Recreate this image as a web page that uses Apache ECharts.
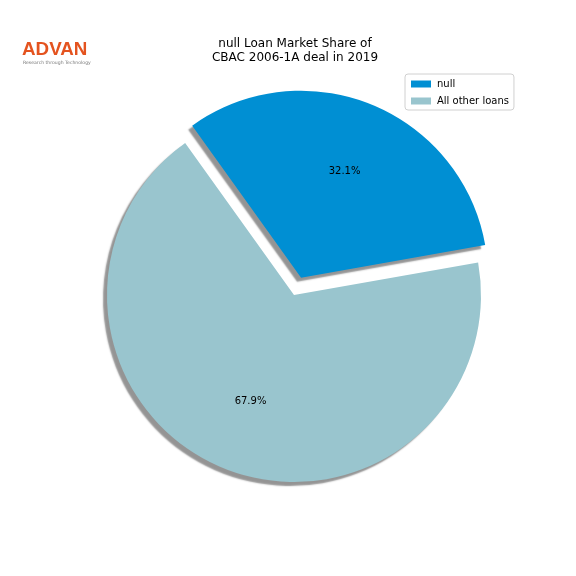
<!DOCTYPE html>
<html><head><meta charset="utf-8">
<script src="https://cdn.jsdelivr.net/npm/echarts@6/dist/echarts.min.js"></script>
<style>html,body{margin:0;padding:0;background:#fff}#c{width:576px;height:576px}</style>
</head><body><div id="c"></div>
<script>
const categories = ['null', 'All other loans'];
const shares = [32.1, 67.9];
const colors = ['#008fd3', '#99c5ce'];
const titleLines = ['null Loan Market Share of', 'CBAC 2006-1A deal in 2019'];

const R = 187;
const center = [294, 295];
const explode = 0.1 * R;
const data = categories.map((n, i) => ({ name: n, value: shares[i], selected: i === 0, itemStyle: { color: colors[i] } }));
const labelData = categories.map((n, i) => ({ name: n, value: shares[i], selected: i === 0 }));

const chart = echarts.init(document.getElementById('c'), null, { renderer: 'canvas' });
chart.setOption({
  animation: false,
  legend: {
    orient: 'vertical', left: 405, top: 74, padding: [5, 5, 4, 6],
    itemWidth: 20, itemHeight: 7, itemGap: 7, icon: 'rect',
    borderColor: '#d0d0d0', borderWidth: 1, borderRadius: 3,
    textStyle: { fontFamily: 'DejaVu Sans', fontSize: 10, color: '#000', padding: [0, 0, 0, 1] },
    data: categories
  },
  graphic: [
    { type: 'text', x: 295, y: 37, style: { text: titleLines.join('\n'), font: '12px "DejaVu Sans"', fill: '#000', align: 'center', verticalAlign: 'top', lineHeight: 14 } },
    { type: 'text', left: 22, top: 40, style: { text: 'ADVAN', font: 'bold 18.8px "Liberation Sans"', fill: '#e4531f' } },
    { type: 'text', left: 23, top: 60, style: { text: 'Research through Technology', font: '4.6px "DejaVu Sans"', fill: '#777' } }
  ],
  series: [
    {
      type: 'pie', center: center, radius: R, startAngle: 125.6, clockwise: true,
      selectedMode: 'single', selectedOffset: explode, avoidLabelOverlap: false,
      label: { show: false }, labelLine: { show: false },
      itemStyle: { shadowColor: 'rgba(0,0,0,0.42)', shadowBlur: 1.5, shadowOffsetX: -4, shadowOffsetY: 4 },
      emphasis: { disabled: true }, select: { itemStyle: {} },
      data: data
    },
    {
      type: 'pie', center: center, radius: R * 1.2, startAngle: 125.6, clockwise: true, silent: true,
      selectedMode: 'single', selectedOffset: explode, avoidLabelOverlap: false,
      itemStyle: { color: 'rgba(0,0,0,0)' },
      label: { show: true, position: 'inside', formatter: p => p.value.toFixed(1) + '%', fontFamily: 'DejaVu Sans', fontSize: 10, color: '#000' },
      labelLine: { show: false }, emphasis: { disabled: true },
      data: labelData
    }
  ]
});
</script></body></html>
_ _ _
**SET EXERCISE:**
Please repeat exactly the data above from its first line to the line that contains "const labelData = categories.map((n, i)", inclusive, and leave every picture out.

**RESULT OF THIS TASK:**
Recreate this image as a web page that uses Apache ECharts.
<!DOCTYPE html>
<html><head><meta charset="utf-8">
<script src="https://cdn.jsdelivr.net/npm/echarts@6/dist/echarts.min.js"></script>
<style>html,body{margin:0;padding:0;background:#fff}#c{width:576px;height:576px}</style>
</head><body><div id="c"></div>
<script>
const categories = ['null', 'All other loans'];
const shares = [32.1, 67.9];
const colors = ['#008fd3', '#99c5ce'];
const titleLines = ['null Loan Market Share of', 'CBAC 2006-1A deal in 2019'];

const R = 187;
const center = [294, 295];
const explode = 0.1 * R;
const data = categories.map((n, i) => ({ name: n, value: shares[i], selected: i === 0, itemStyle: { color: colors[i] } }));
const labelData = categories.map((n, i) => ({ name: n, value: shares[i], selected: i === 0 }));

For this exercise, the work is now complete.